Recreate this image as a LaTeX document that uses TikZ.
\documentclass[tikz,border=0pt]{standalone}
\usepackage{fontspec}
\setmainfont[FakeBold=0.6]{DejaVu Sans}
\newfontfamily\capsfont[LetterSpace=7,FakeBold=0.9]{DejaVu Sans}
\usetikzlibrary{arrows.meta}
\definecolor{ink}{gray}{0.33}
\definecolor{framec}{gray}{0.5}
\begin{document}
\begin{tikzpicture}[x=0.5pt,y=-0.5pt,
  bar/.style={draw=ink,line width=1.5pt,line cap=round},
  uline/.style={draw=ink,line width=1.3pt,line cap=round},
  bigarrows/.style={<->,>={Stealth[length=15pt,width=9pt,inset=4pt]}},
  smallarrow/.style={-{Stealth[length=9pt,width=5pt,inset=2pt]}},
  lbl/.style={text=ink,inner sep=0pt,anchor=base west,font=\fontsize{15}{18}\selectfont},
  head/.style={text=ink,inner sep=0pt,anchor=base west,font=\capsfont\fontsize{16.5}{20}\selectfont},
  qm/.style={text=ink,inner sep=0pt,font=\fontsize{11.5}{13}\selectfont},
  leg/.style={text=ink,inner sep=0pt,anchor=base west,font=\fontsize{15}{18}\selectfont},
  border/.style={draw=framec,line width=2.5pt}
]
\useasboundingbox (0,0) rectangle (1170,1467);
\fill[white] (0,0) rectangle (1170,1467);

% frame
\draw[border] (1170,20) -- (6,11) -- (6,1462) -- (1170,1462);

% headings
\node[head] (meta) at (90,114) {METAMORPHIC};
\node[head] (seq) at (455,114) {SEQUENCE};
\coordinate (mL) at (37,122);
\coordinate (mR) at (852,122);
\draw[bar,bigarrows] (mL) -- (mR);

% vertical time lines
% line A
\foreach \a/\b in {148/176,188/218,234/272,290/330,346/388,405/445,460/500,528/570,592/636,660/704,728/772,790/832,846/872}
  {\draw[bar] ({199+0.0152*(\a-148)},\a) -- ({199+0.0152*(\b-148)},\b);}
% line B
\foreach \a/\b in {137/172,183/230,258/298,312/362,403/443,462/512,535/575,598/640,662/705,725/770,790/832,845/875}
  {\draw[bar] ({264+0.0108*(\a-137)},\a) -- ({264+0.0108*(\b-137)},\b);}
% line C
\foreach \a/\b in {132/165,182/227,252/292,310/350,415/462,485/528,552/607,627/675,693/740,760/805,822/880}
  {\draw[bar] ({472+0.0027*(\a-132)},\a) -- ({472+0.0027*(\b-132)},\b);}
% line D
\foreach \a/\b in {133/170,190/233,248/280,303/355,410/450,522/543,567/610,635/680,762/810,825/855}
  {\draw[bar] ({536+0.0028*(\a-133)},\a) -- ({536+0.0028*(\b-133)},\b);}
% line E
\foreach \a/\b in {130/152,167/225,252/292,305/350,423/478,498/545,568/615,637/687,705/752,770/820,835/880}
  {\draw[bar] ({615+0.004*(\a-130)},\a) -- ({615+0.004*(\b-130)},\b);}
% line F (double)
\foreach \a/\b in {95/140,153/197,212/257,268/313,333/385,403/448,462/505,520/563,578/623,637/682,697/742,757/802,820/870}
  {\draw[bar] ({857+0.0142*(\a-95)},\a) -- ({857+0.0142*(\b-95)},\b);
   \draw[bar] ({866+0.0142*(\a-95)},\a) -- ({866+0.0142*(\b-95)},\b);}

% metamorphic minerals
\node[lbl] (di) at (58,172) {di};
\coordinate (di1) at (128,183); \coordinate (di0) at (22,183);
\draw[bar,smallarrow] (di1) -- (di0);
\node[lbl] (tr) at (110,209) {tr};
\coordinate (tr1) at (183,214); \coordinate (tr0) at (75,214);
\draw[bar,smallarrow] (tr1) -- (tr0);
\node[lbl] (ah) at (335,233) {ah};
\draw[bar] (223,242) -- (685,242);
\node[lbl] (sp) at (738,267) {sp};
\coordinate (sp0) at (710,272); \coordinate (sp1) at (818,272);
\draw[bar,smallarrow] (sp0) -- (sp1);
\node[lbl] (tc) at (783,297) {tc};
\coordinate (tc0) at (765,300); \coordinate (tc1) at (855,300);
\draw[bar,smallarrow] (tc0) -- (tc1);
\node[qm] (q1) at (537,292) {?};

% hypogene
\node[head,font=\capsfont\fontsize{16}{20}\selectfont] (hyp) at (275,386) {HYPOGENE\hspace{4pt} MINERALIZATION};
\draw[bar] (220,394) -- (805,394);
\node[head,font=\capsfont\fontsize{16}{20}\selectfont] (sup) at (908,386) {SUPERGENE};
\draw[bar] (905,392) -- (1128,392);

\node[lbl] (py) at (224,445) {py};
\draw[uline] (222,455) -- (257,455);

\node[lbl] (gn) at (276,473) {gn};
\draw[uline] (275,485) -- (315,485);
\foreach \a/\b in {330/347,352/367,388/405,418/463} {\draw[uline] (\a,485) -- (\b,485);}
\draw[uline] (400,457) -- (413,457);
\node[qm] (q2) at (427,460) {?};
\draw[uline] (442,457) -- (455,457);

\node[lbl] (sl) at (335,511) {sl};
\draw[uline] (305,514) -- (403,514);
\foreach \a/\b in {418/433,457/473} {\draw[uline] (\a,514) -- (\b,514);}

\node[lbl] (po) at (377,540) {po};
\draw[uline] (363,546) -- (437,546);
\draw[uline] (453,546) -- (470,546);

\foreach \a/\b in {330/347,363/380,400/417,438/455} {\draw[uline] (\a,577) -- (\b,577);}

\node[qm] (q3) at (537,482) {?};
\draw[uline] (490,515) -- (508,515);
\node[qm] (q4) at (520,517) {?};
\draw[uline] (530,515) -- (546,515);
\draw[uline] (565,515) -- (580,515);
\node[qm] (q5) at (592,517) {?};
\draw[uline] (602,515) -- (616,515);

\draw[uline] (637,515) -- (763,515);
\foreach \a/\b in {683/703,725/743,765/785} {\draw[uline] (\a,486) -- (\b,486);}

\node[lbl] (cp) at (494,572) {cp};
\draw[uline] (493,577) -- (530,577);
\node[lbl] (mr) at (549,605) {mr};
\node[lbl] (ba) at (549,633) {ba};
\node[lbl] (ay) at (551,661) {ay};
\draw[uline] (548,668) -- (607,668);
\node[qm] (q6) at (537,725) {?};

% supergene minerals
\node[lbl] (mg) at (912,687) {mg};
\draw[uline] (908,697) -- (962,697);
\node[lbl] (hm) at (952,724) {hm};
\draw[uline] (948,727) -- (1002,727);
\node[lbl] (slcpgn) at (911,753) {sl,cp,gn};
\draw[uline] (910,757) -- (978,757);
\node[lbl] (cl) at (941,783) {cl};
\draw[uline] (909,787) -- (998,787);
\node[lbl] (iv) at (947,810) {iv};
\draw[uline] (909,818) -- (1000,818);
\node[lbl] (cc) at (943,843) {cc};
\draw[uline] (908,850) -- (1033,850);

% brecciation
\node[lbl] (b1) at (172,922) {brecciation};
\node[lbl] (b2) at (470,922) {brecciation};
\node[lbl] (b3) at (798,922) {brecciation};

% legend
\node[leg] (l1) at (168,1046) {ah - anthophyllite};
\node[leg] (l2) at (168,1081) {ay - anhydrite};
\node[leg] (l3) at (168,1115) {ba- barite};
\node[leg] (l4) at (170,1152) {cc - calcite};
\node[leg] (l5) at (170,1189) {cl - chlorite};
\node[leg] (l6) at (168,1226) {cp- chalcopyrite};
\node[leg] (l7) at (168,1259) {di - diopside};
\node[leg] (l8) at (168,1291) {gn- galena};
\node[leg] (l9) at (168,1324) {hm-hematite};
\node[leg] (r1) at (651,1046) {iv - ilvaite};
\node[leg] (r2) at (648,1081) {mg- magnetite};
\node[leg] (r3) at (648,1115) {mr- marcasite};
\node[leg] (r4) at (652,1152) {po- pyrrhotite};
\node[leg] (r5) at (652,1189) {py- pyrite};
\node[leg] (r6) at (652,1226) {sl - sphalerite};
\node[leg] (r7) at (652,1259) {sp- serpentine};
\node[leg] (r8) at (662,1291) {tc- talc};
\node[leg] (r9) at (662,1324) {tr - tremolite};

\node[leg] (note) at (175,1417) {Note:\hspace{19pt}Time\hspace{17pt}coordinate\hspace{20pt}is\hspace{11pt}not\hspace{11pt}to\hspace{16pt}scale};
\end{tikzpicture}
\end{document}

________

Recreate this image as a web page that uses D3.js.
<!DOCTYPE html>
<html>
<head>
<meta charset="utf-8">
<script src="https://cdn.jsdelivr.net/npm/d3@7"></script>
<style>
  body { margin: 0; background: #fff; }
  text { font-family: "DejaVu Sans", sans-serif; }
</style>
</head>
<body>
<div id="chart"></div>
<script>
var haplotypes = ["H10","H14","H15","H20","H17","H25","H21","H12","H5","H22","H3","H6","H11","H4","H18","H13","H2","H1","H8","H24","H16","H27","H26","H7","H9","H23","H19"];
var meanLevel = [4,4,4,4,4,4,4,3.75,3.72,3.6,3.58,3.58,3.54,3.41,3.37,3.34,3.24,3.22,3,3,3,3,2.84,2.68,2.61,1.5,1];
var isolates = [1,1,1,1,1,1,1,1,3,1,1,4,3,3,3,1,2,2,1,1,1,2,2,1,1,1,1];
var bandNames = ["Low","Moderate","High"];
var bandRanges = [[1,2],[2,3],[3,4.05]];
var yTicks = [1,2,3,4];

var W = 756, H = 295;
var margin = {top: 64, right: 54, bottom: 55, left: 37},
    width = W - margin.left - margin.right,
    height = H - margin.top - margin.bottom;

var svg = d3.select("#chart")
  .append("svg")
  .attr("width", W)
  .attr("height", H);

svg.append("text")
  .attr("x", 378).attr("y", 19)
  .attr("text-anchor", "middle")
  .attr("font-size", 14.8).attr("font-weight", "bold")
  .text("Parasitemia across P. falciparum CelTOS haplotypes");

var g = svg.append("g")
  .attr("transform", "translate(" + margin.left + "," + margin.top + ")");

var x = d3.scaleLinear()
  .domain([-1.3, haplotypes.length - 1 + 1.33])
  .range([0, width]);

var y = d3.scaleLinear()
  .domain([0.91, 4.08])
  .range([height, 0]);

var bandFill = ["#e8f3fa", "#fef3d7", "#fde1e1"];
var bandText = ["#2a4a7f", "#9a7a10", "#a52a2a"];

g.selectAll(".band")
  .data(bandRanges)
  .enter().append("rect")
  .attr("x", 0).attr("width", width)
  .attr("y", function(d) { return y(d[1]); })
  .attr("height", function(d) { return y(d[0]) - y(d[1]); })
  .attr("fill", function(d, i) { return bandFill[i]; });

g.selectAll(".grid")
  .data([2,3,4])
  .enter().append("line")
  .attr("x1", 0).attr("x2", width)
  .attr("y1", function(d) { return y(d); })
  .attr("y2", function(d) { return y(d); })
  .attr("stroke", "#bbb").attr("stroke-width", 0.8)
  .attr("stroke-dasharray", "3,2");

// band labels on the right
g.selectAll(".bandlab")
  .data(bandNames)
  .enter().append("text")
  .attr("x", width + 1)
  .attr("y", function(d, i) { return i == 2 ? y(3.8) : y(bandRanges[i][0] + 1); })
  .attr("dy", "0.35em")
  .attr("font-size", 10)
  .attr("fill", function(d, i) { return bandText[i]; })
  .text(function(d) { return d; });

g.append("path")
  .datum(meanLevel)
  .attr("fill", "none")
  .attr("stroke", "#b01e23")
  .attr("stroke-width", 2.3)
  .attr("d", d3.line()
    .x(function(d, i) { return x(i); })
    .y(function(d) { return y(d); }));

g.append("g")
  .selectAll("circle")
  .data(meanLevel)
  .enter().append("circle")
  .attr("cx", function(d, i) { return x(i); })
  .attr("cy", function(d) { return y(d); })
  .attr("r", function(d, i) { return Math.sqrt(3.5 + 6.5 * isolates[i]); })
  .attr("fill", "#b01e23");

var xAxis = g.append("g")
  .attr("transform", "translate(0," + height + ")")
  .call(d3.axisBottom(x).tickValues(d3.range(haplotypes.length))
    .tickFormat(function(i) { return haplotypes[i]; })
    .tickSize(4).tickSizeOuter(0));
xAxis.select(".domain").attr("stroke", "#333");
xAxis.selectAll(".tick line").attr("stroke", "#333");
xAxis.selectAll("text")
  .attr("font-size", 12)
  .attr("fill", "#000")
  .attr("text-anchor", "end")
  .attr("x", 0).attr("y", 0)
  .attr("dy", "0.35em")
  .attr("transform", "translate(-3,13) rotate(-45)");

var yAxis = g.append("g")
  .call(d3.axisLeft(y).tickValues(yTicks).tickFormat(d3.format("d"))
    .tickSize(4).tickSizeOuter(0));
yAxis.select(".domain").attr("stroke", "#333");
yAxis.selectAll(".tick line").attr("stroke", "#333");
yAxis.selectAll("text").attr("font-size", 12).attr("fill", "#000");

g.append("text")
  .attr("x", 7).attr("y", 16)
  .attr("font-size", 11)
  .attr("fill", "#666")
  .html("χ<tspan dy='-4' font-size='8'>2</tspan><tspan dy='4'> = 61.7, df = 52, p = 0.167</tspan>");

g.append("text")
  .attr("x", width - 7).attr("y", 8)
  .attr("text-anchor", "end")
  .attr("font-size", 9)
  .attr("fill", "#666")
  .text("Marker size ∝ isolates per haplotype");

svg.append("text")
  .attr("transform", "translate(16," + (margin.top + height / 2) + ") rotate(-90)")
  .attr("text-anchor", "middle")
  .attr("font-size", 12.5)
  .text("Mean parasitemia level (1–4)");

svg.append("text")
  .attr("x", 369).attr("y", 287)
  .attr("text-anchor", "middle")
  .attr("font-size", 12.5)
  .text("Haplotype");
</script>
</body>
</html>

________

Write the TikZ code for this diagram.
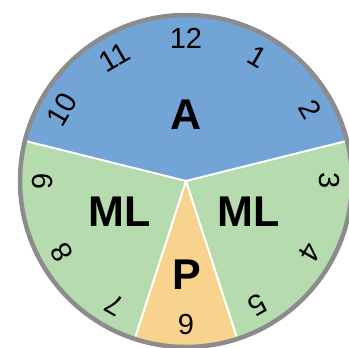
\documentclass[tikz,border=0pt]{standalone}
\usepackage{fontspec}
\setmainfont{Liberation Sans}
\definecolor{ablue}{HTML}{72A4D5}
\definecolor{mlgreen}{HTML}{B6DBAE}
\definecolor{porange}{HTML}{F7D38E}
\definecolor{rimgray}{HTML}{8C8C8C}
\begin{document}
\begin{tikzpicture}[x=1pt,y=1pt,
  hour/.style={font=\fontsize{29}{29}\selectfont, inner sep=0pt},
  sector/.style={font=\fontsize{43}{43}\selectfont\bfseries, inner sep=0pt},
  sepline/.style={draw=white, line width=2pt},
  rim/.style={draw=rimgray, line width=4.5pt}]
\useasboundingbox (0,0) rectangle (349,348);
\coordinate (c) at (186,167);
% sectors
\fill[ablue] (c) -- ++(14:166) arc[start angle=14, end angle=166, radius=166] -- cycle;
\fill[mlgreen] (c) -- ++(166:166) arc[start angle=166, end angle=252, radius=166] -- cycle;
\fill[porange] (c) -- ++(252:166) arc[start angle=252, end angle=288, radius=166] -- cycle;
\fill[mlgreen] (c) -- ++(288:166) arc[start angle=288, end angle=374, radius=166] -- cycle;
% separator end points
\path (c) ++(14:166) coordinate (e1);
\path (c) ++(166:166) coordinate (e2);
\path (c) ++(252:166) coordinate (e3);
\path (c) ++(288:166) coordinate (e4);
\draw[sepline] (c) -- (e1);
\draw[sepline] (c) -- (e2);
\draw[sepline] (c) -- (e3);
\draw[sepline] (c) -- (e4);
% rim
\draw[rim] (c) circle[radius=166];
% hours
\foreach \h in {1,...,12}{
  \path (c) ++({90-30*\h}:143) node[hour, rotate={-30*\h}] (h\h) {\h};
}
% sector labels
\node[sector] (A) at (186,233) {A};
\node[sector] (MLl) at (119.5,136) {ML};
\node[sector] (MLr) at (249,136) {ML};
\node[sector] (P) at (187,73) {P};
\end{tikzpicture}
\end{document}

________

> [GIVEN PROBLEM]:
Copy and report every line where the word "that" is present.

> [COMPLETE OUTPUT]:
Recreate this image as a LaTeX document that uses TikZ.
Recreate this image as a web page that uses D3.js.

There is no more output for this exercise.